Story · March 12, 2026

Trump’s Tariff Letter Circus Keeps Confusing the Market He Claims to Protect

Tariff churn Confidence 3/5
★★★☆☆Fuckup rating 3/5
Major mess Ranked from 1 to 5 stars based on the scale of the screwup and fallout.
Correction: Correction: The tariff actions discussed here were issued on February 20, 2026, not March 12. The White House orders also specified a Feb. 24 effective date for key provisions.

The March 12 tariff push did not just revive legal and political questions; it also kept the market facing a moving target. By that point, the administration had already spent weeks bouncing between threats, carve-outs, investigations, and public assurances that tariffs would be used as a powerful bargaining chip. The result was a policy environment in which importers, manufacturers, and trading partners had to read tea leaves instead of rules. Trump has always liked to frame unpredictability as strength. But in economic policy, unpredictability is often just a fancy word for uncertainty. And uncertainty is expensive.

This is where the political damage starts to bleed into the practical stuff. When businesses do not know whether a tariff is temporary, strategic, or about to be replaced by a different tariff, they stop making ordinary investment decisions with confidence. They delay contracts, shift sourcing, and build in higher costs just in case the White House changes direction again. That means Trump’s supposed pro-industry posture often ends up punishing the same companies he says he is helping. The rhetoric is all about protecting American workers and punishing foreign competitors. The reality is a government that keeps making compliance, planning, and pricing harder for everyone in the supply chain.

Critics on Capitol Hill and in the business community have argued for years that Trump’s tariff habit is less about a coherent industrial strategy than about domestic political theater. March 12 reinforced that criticism because the administration was again leaning on new procedural steps to shore up a tariff program that had already lost some of its legal footing. The more the White House has to reinvent the mechanism, the more it reveals that the original one was flimsy. That is a terrible look for a president who likes to sell himself as a master negotiator. A master negotiator does not have to keep reauthoring his own leverage.
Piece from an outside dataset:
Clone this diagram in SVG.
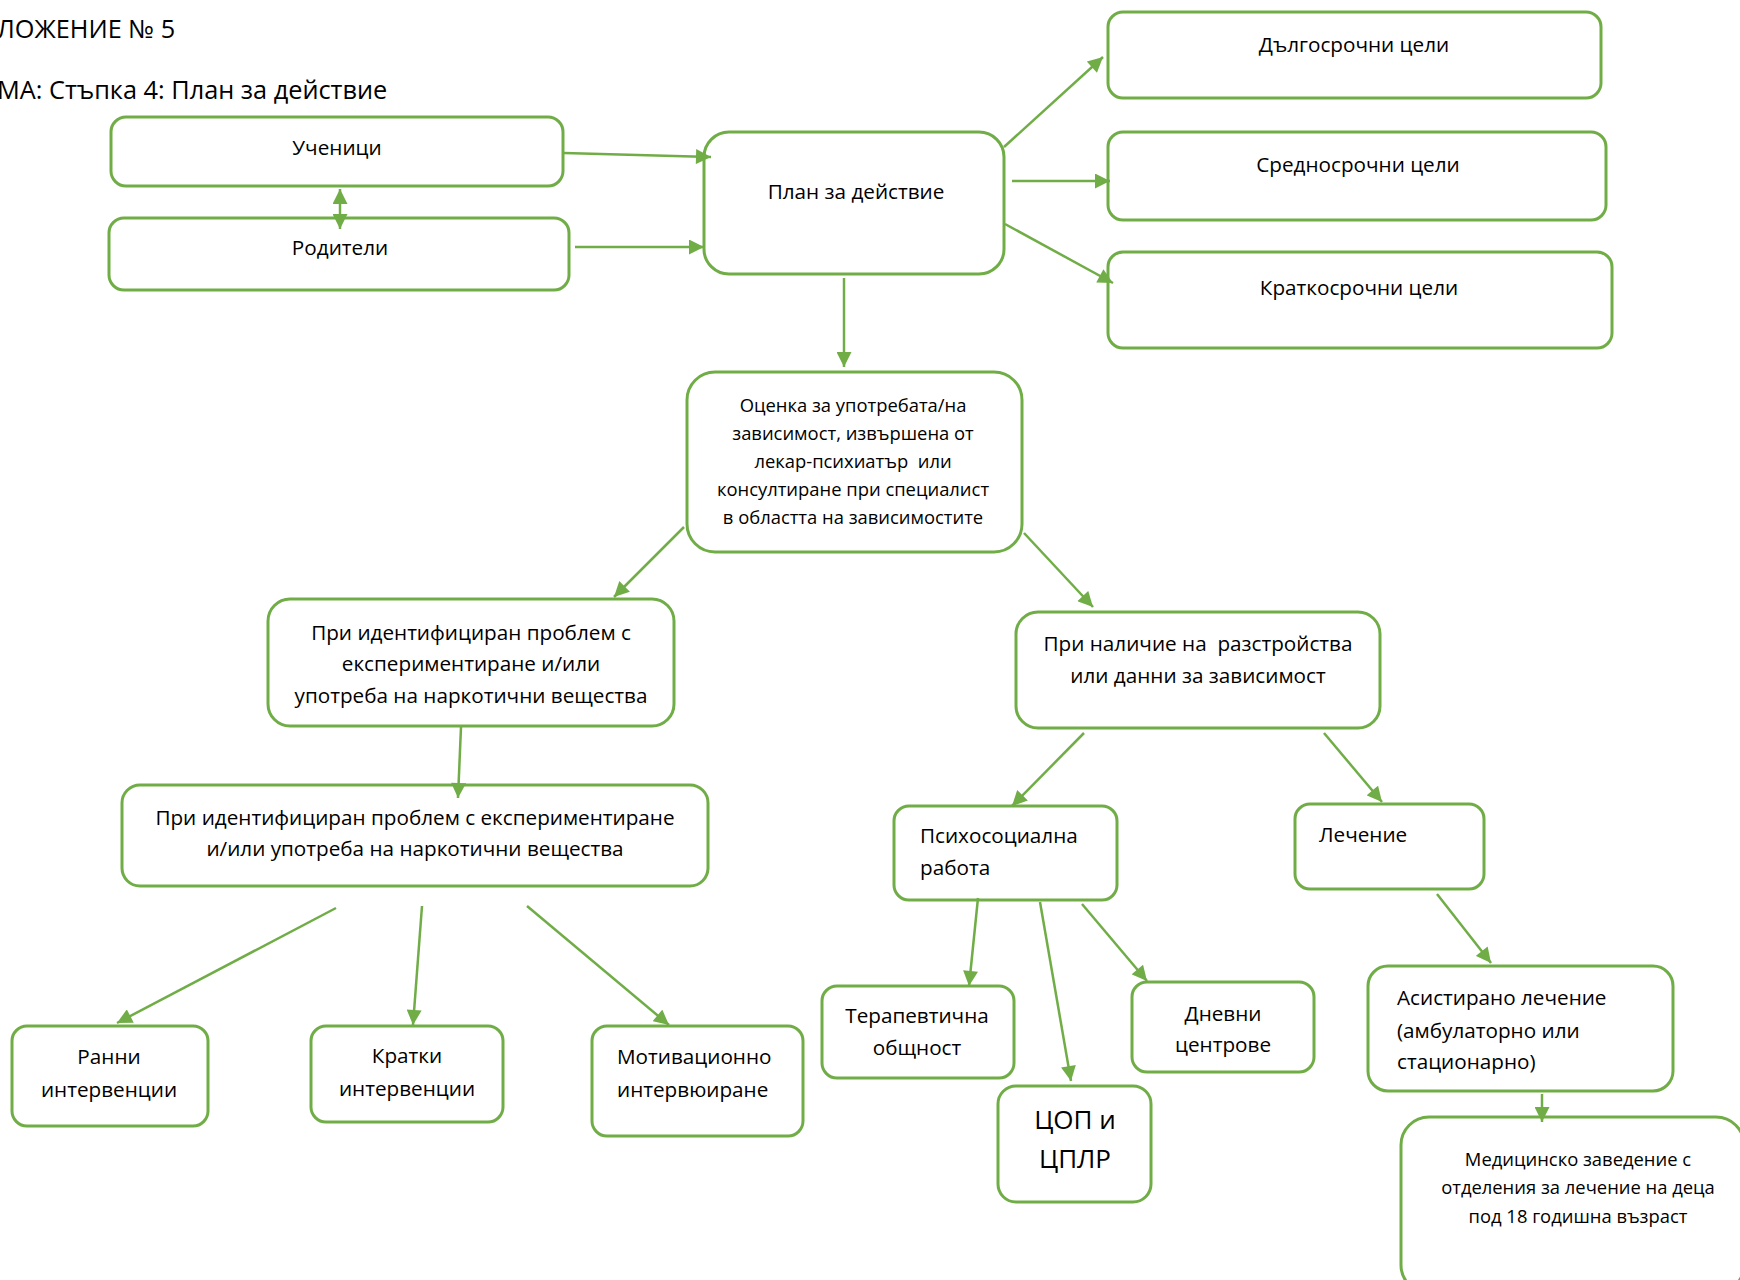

The visible fallout is a policy atmosphere where every announcement becomes a second-order problem. Wall Street has to handicap legal risk. Companies have to plan around possible duties. Foreign governments have to decide whether to retaliate or wait for the next reversal. That does not create leverage so much as churn. And churn is exactly what Trump’s economic brand promised to avoid. Instead, the tariff machine keeps producing the same thing it always does under pressure: noise, confusion, and the sense that the administration is improvising its way through its own mess.